Neue Bach-Ausgabe - History

History

The celebrations in 1950 of the bicentennial of Bach's death in Göttingen and Leipzig led to the initiative to publish his complete works in a critical scientific edition. Musicologists such as Friedrich Blume, Max Schneider, Friedrich Smend and Heinrich Besseler, and sponsors such as Bernhard Sprengel and Otto Benecke made the project possible, supported by the editor Karl Vötterle.

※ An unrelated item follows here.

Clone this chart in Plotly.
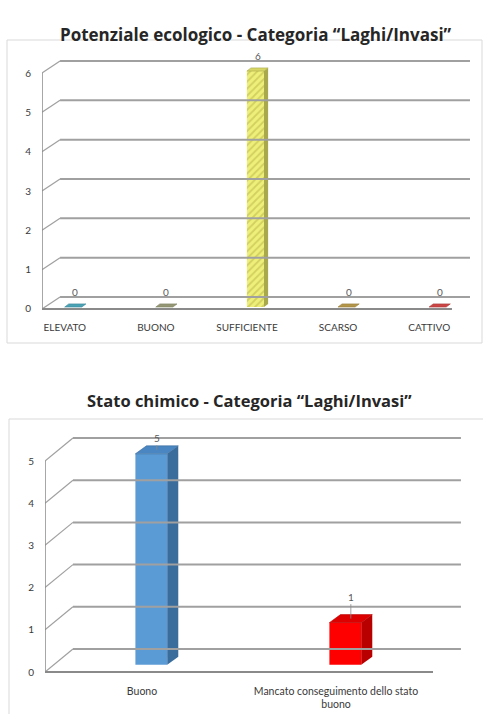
import plotly.graph_objects as go

# ---------------------------------------------------------------- data
eco_title = "Potenziale ecologico - Categoria \u201cLaghi/Invasi\u201d"
eco_categories = ["ELEVATO", "BUONO", "SUFFICIENTE", "SCARSO", "CATTIVO"]
eco_values = [0, 0, 6, 0, 0]
eco_ticks = [0, 1, 2, 3, 4, 5, 6]

chem_title = "Stato chimico - Categoria \u201cLaghi/Invasi\u201d"
chem_categories = ["Buono", "Mancato conseguimento dello stato<br>buono"]
chem_values = [5, 1]
chem_ticks = [0, 1, 2, 3, 4, 5]

# ---------------------------------------------------------------- styles
W, H = 483, 714

eco_face = ["#5ab4c6", "#a9ab86", "#eeee7a", "#c9ab5a", "#e35656"]
eco_hatch = ["#3b8ea0", "#7e8060", "#b5b346", "#9c7f35", "#b83030"]
eco_side = ["#3c8798", "#7f8163", "#a9a94c", "#977c3a", "#a83a3a"]
eco_top = ["#4aa2b4", "#959774", "#d6d664", "#b3964a", "#cc4646"]

chem_face = ["#5b9bd5", "#ff0000"]
chem_side = ["#3a6c9c", "#b80000"]
chem_top = ["#4a86c2", "#dc0000"]

GRID = "#a0a0a0"
AXIS = "#8a8a8a"
TXT = "#3a3a3a"

# panel geometry (pixels and 3-D depth in data units)
eco_geo = dict(x_front=42, x_back_end=470, px_per_cat=91.1, y_zero=309, px_per_unit=39.33,
               y_lo=-0.2, y_hi=6.5, cat_lo=-0.25, cat_hi=4.25,
               dx=0.198, dy=0.305, hw=0.094, off=0.093, bdx=0.045, bdy=0.08, base=0.05)
chem_geo = dict(x_front=45, x_back_end=465, px_per_cat=194.0, y_zero=672, px_per_unit=42.2,
                y_lo=-0.19, y_hi=6.0, cat_lo=-0.5, cat_hi=1.5,
                dx=0.144, dy=0.545, hw=0.082, off=0.048, bdx=0.057, bdy=0.19, base=0.17)


def domains(g):
    xr = [g["cat_lo"], g["cat_lo"] + (g["x_back_end"] - g["x_front"]) / g["px_per_cat"]]
    xd = [g["x_front"] / W, g["x_back_end"] / W]
    py_lo = g["y_zero"] - g["y_lo"] * g["px_per_unit"]
    py_hi = g["y_zero"] - g["y_hi"] * g["px_per_unit"]
    yd = [1 - py_lo / H, 1 - py_hi / H]
    return xr, xd, [g["y_lo"], g["y_hi"]], yd


fig = go.Figure()
shapes = []
annotations = []


def draw_panel(g, xa, ya, categories, values, ticks, face, side, top, hatch=None):
    xref, yref = xa, ya
    lo, hi = g["cat_lo"], g["cat_hi"]
    dx, dy = g["dx"], g["dy"]
    # back-wall gridlines with the diagonal links to the front axis
    for t in ticks:
        shapes.append(dict(type="line", xref=xref, yref=yref, x0=lo + dx, x1=hi + dx,
                           y0=t + dy, y1=t + dy, line=dict(color=GRID, width=2)))
        shapes.append(dict(type="line", xref=xref, yref=yref, x0=lo, x1=lo + dx,
                           y0=t, y1=t + dy, line=dict(color=GRID, width=1.2)))
    # front axis lines
    shapes.append(dict(type="line", xref=xref, yref=yref, x0=lo, x1=lo,
                       y0=0, y1=max(ticks), line=dict(color=AXIS, width=1.5)))
    shapes.append(dict(type="line", xref=xref, yref=yref, x0=lo, x1=hi,
                       y0=0, y1=0, line=dict(color=AXIS, width=2)))

    hw, off, bdx, bdy, b = g["hw"], g["off"], g["bdx"], g["bdy"], g["base"]
    for i, v in enumerate(values):
        cx = i + off
        top_y = b + v
        marker = dict(color=face[i], line=dict(width=0))
        if hatch is not None:
            marker["pattern"] = dict(shape="/", fgcolor=hatch[i], bgcolor=face[i],
                                     size=5, solidity=0.35)
        fig.add_trace(go.Bar(x=[cx], y=[v], base=[b], width=[2 * hw], marker=marker,
                             xaxis=xa, yaxis=ya, showlegend=False, hoverinfo="skip"))
        if v > 0:
            fig.add_trace(go.Scatter(
                x=[cx + hw, cx + hw + bdx, cx + hw + bdx, cx + hw, cx + hw],
                y=[b, b + bdy, top_y + bdy, top_y, b],
                fill="toself", fillcolor=side[i], mode="lines", line=dict(width=0),
                xaxis=xa, yaxis=ya, showlegend=False, hoverinfo="skip"))
        fig.add_trace(go.Scatter(
            x=[cx - hw, cx + hw, cx + hw + bdx, cx - hw + bdx, cx - hw],
            y=[top_y, top_y, top_y + bdy, top_y + bdy, top_y],
            fill="toself", fillcolor=top[i], mode="lines", line=dict(width=0.6, color=side[i]),
            xaxis=xa, yaxis=ya, showlegend=False, hoverinfo="skip"))


# ---------------------------------------------------------------- top chart
draw_panel(eco_geo, "x", "y", eco_categories, eco_values, eco_ticks,
           eco_face, eco_side, eco_top, hatch=eco_hatch)
for i, v in enumerate(eco_values):
    g = eco_geo
    annotations.append(dict(xref="x", yref="y", x=i + g["off"] + g["bdx"] / 2,
                            y=v + g["base"] + g["bdy"], text=str(v), showarrow=False,
                            yshift=12, font=dict(size=10, color="#595959", family="Lato")))

# ---------------------------------------------------------------- bottom chart
draw_panel(chem_geo, "x2", "y2", chem_categories, chem_values, chem_ticks,
           chem_face, chem_side, chem_top)
for i, v in enumerate(chem_values):
    g = chem_geo
    annotations.append(dict(xref="x2", yref="y2", x=i + g["off"] + g["bdx"] / 2,
                            y=v + g["base"] + g["bdy"] / 2, text=str(v),
                            showarrow=True, arrowhead=0, arrowwidth=0.8, arrowcolor="#8c8c8c",
                            ax=0, ay=-12 if v > 2 else -22,
                            font=dict(size=10, color="#595959", family="Lato")))

# titles
annotations.append(dict(xref="paper", yref="paper", x=256 / W, y=1 - 21 / H, text="<b>" + eco_title + "</b>",
                        showarrow=False, font=dict(size=17, color="#262626", family="Open Sans")))
annotations.append(dict(xref="paper", yref="paper", x=249 / W, y=1 - 400 / H, text="<b>" + chem_title + "</b>",
                        showarrow=False, font=dict(size=16.5, color="#262626", family="Open Sans")))

# chart frames
shapes.append(dict(type="rect", xref="paper", yref="paper", x0=7 / W, x1=482 / W,
                   y0=1 - 343 / H, y1=1 - 40 / H, line=dict(color="#d9d9d9", width=1), layer="below"))
shapes.append(dict(type="rect", xref="paper", yref="paper", x0=9 / W, x1=484 / W,
                   y0=1 - 722 / H, y1=1 - 419 / H, line=dict(color="#d9d9d9", width=1), layer="below"))

xr1, xd1, yr1, yd1 = domains(eco_geo)
xr2, xd2, yr2, yd2 = domains(chem_geo)

axis_common = dict(showgrid=False, zeroline=False, showline=False, ticks="", fixedrange=True)
fig.update_layout(
    width=W, height=H, margin=dict(l=0, r=0, t=0, b=0),
    paper_bgcolor="white", plot_bgcolor="rgba(0,0,0,0)",
    barmode="overlay", showlegend=False,
    font=dict(family="Lato", color=TXT),
    xaxis=dict(domain=xd1, range=xr1, anchor="y", tickvals=list(range(len(eco_categories))),
               ticktext=eco_categories, tickfont=dict(size=10, family="Lato", color=TXT),
               ticklabelstandoff=3, **axis_common),
    yaxis=dict(domain=yd1, range=yr1, anchor="x", tickvals=eco_ticks,
               tickfont=dict(size=10, family="Lato", color=TXT), ticklabelstandoff=10, **axis_common),
    xaxis2=dict(domain=xd2, range=xr2, anchor="y2", tickvals=list(range(len(chem_categories))),
                ticktext=chem_categories, tickfont=dict(size=10.5, family="Lato", color=TXT),
                ticklabelstandoff=3, **axis_common),
    yaxis2=dict(domain=yd2, range=yr2, anchor="x2", tickvals=chem_ticks,
                tickfont=dict(size=10, family="Lato", color=TXT), ticklabelstandoff=10, **axis_common),
    shapes=shapes, annotations=annotations,
)

fig.write_html("out.html")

The Neue Bachgesellschaft recommended to pursue the project as a joint venture of musicologists in Göttingen, then West Germany, and Leipzig, then East Germany, in order to stress that the common cultural heritage was undivisible. The Bach-Archiv Leipzig and the Johann-Sebastian-Bach-Institut Göttingen collaborated, their directors Werner Neumann and Alfred Dürr made the new edition their life's project. The publishers were Bärenreiter in Kassel, chosen in 1951 by the Federal Government, and from 1954 the Deutscher Verlag für Musik, a new publisher in Leipzig which was involved until the unification of Germany.

Initially the duration of the edition was estimated as 15 to 20 years, but the scientific work with the sources required much more time than anticipated. The first volumes appeared in 1954. The edition was completed in June 2007.